Thompson-Herah was frustrated that the chance to defend her titles had been delayed but, having started training late in 2020, the extra time proved a blessing.
It has been a very competitive year in the women's 100m. Eight women had clocked a time under 10.90 seconds this season prior to these Games. Jamaicans Fraser-Pryce, Thompson-Herah and Shericka Jackson, the trio who ultimately occupied the podium in the Japanese capital, had gone below 10.80.
The injury niggles continued to trouble Thompson-Herah and forced her to miss a Diamond League Meeting in Gateshead.
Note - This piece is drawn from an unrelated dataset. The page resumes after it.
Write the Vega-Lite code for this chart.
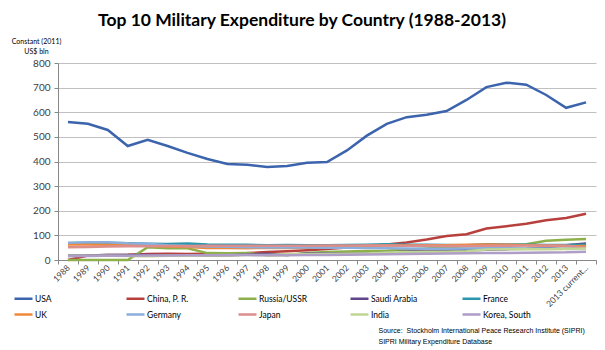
{
  "$schema": "https://vega.github.io/schema/vega-lite/v6.json",
  "width": 538,
  "height": 197,
  "autosize": "none",
  "padding": {"left": 58, "top": 63, "right": 9, "bottom": 90},
  "background": "white",
  "title": {
    "text": "Top 10 Military Expenditure by Country (1988-2013)",
    "font": "Lato",
    "fontSize": 17.5,
    "fontWeight": "bold",
    "color": "#000000",
    "anchor": "middle",
    "frame": "group",
    "dx": -25,
    "offset": 8
  },
  "datasets": {
    "wide": [
      {"year": "1988", "USA": 560, "China": 0, "Russia": 0, "Saudi": 18, "France": 68, "UK": 63, "Germany": 70, "Japan": 52, "India": 17, "Korea": 15},
      {"year": "1989", "USA": 553, "China": 18, "Russia": 0, "Saudi": 18, "France": 69, "UK": 63, "Germany": 72, "Japan": 53, "India": 17, "Korea": 16},
      {"year": "1990", "USA": 528, "China": 20, "Russia": 0, "Saudi": 20, "France": 69, "UK": 62, "Germany": 72, "Japan": 55, "India": 17, "Korea": 17},
      {"year": "1991", "USA": 463, "China": 21, "Russia": 0, "Saudi": 20, "France": 68, "UK": 63, "Germany": 68, "Japan": 56, "India": 16, "Korea": 17},
      {"year": "1992", "USA": 488, "China": 24, "Russia": 52, "Saudi": 20, "France": 66, "UK": 58, "Germany": 66, "Japan": 56, "India": 15, "Korea": 18},
      {"year": "1993", "USA": 463, "China": 25, "Russia": 48, "Saudi": 19, "France": 65, "UK": 55, "Germany": 60, "Japan": 57, "India": 17, "Korea": 18},
      {"year": "1994", "USA": 435, "China": 24, "Russia": 48, "Saudi": 19, "France": 67, "UK": 53, "Germany": 57, "Japan": 57, "India": 17, "Korea": 19},
      {"year": "1995", "USA": 410, "China": 25, "Russia": 28, "Saudi": 18, "France": 63, "UK": 49, "Germany": 55, "Japan": 58, "India": 18, "Korea": 19},
      {"year": "1996", "USA": 390, "China": 27, "Russia": 27, "Saudi": 18, "France": 62, "UK": 49, "Germany": 54, "Japan": 58, "India": 18, "Korea": 20},
      {"year": "1997", "USA": 387, "China": 28, "Russia": 28, "Saudi": 22, "France": 62, "UK": 48, "Germany": 52, "Japan": 58, "India": 20, "Korea": 20},
      {"year": "1998", "USA": 378, "China": 32, "Russia": 19, "Saudi": 25, "France": 60, "UK": 49, "Germany": 51, "Japan": 58, "India": 20, "Korea": 19},
      {"year": "1999", "USA": 382, "China": 36, "Russia": 20, "Saudi": 20, "France": 61, "UK": 49, "Germany": 51, "Japan": 58, "India": 23, "Korea": 19},
      {"year": "2000", "USA": 395, "China": 40, "Russia": 28, "Saudi": 26, "France": 60, "UK": 50, "Germany": 51, "Japan": 58, "India": 24, "Korea": 20},
      {"year": "2001", "USA": 398, "China": 45, "Russia": 32, "Saudi": 27, "France": 60, "UK": 51, "Germany": 50, "Japan": 59, "India": 25, "Korea": 20},
      {"year": "2002", "USA": 445, "China": 51, "Russia": 35, "Saudi": 25, "France": 61, "UK": 54, "Germany": 50, "Japan": 59, "India": 25, "Korea": 21},
      {"year": "2003", "USA": 505, "China": 57, "Russia": 37, "Saudi": 26, "France": 62, "UK": 58, "Germany": 49, "Japan": 59, "India": 26, "Korea": 22},
      {"year": "2004", "USA": 553, "China": 63, "Russia": 38, "Saudi": 29, "France": 64, "UK": 59, "Germany": 48, "Japan": 59, "India": 30, "Korea": 23},
      {"year": "2005", "USA": 580, "China": 71, "Russia": 43, "Saudi": 35, "France": 62, "UK": 59, "Germany": 47, "Japan": 58, "India": 32, "Korea": 24},
      {"year": "2006", "USA": 590, "China": 83, "Russia": 47, "Saudi": 38, "France": 62, "UK": 60, "Germany": 46, "Japan": 58, "India": 33, "Korea": 25},
      {"year": "2007", "USA": 605, "China": 97, "Russia": 52, "Saudi": 43, "France": 61, "UK": 60, "Germany": 46, "Japan": 57, "India": 33, "Korea": 26},
      {"year": "2008", "USA": 650, "China": 105, "Russia": 56, "Saudi": 40, "France": 60, "UK": 62, "Germany": 47, "Japan": 57, "India": 36, "Korea": 27},
      {"year": "2009", "USA": 702, "China": 128, "Russia": 58, "Saudi": 42, "France": 64, "UK": 63, "Germany": 48, "Japan": 58, "India": 43, "Korea": 28},
      {"year": "2010", "USA": 720, "China": 137, "Russia": 59, "Saudi": 44, "France": 63, "UK": 62, "Germany": 48, "Japan": 58, "India": 44, "Korea": 28},
      {"year": "2011", "USA": 712, "China": 147, "Russia": 64, "Saudi": 46, "France": 62, "UK": 60, "Germany": 47, "Japan": 59, "India": 45, "Korea": 29},
      {"year": "2012", "USA": 670, "China": 161, "Russia": 78, "Saudi": 52, "France": 61, "UK": 58, "Germany": 47, "Japan": 59, "India": 44, "Korea": 30},
      {"year": "2013", "USA": 618, "China": 171, "Russia": 82, "Saudi": 60, "France": 61, "UK": 56, "Germany": 46, "Japan": 59, "India": 45, "Korea": 31},
      {"year": "2013 current...", "USA": 640, "China": 188, "Russia": 85, "Saudi": 67, "France": 62, "UK": 57, "Germany": 49, "Japan": 49, "India": 47, "Korea": 34}
    ],
    "names": [
      {"key": "USA", "country": "USA"},
      {"key": "China", "country": "China, P. R."},
      {"key": "Russia", "country": "Russia/USSR"},
      {"key": "Saudi", "country": "Saudi Arabia"},
      {"key": "France", "country": "France"},
      {"key": "UK", "country": "UK"},
      {"key": "Germany", "country": "Germany"},
      {"key": "Japan", "country": "Japan"},
      {"key": "India", "country": "India"},
      {"key": "Korea", "country": "Korea, South"}
    ]
  },
  "data": {"name": "wide"},
  "transform": [
    {"fold": ["USA", "China", "Russia", "Saudi", "France", "UK", "Germany", "Japan", "India", "Korea"], "as": ["key", "value"]},
    {"lookup": "key", "from": {"data": {"name": "names"}, "key": "key", "fields": ["country"]}}
  ],
  "mark": {"type": "line", "strokeWidth": 2.5},
  "encoding": {
    "x": {
      "field": "year",
      "type": "ordinal",
      "sort": null,
      "scale": {"type": "band", "paddingInner": 0, "paddingOuter": 0},
      "axis": {
        "labelAngle": -45,
        "labelAlign": "right",
        "labelBaseline": "middle",
        "labelFont": "Lato",
        "labelFontSize": 8.5,
        "labelColor": "#404040",
        "labelPadding": 2,
        "tickBand": "extent",
        "tickColor": "#888888",
        "tickSize": 4,
        "domainColor": "#888888",
        "grid": false,
        "title": ["Source:\u00a0\u00a0Stockholm International Peace Research Institute (SIPRI)", "\u00a0\u00a0\u00a0\u00a0\u00a0\u00a0\u00a0\u00a0\u00a0\u00a0\u00a0\u00a0\u00a0\u00a0\u00a0\u00a0SIPRI Military Expenditure Database"],
        "titleFont": "Liberation Sans",
        "titleFontSize": 7,
        "titleFontWeight": "normal",
        "titleColor": "#000000",
        "titleAnchor": "start",
        "titleAlign": "left",
        "titleBaseline": "top",
        "titleX": 320,
        "titleY": 66,
        "titleLineHeight": 11
      }
    },
    "y": {
      "field": "value",
      "type": "quantitative",
      "scale": {"domain": [0, 800]},
      "axis": {
        "values": [0, 100, 200, 300, 400, 500, 600, 700, 800],
        "labelFont": "Lato",
        "labelFontSize": 10,
        "labelColor": "#404040",
        "labelPadding": 4,
        "tickSize": 4,
        "tickColor": "#888888",
        "domainColor": "#888888",
        "gridColor": "#C0C0C0",
        "gridWidth": 1,
        "title": ["Constant (2011)", "US$ bln"],
        "titleFont": "Lato",
        "titleFontSize": 7,
        "titleFontWeight": "normal",
        "titleColor": "#000000",
        "titleAngle": 0,
        "titleAlign": "center",
        "titleBaseline": "top",
        "titleX": -22,
        "titleY": -26,
        "titleLineHeight": 10
      }
    },
    "color": {
      "field": "country",
      "type": "nominal",
      "scale": {
        "domain": ["USA", "China, P. R.", "Russia/USSR", "Saudi Arabia", "France", "UK", "Germany", "Japan", "India", "Korea, South"],
        "range": ["#3B64AD", "#B8403C", "#8DB04A", "#5F4589", "#2B97AC", "#F0883A", "#8BAEDC", "#DB8E8C", "#BFD694", "#AE9DC6"]
      },
      "legend": {
        "orient": "none",
        "legendX": -45,
        "legendY": 225,
        "direction": "horizontal",
        "columns": 5,
        "gridAlign": "all",
        "columnPadding": 37,
        "rowPadding": -3,
        "title": null,
        "symbolType": "stroke",
        "symbolSize": 324,
        "symbolStrokeWidth": 2.5,
        "labelFont": "Lato",
        "labelFontSize": 8.5,
        "labelColor": "#000000",
        "labelOffset": 1
      }
    }
  },
  "config": {
    "view": {"stroke": null}
  }
}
It also left her fearing she may not be able to compete at the Jamaican trials in June, where she placed third behind Fraser-Pryce and Jackson.
But just earlier this month she ran a 10.71 in Hungary, her fastest since 2017 and just outside her previous personal best of 10.70.
The confidence was growing and yet the spotlight was largely still on Fraser-Pryce, who was attempting to make history as the first woman to win a single athletics event three times.
But Thompson-Herah has now emulated her great compatriot by going back-to-back in the 100m – something Fraser-Pryce achieved at Beijing in 2008 and London 2012.
What is even more impressive is the way she did it. A final tipped to thrill lived up to its billing at a time when Tokyo 2020 needs its marquee events to deliver the goods.
Fraser-Pryce got off to a flier but from 60m onwards there was only ever winner. A time of 10.61 marks a new Olympic record, and the second fastest ever run in the women's 100m. There could have been no more perfect moment to pull the performance of a lifetime out of the bag.
Her victory in an event dubbed the "Race of the Games" completes an emotional return to the pinnacle. From bursting onto the scene, through the injury troubles, peaking at the right time – all have culminated in Thompson-Herah once more scaling the mountain.
This was the moment her journey began again.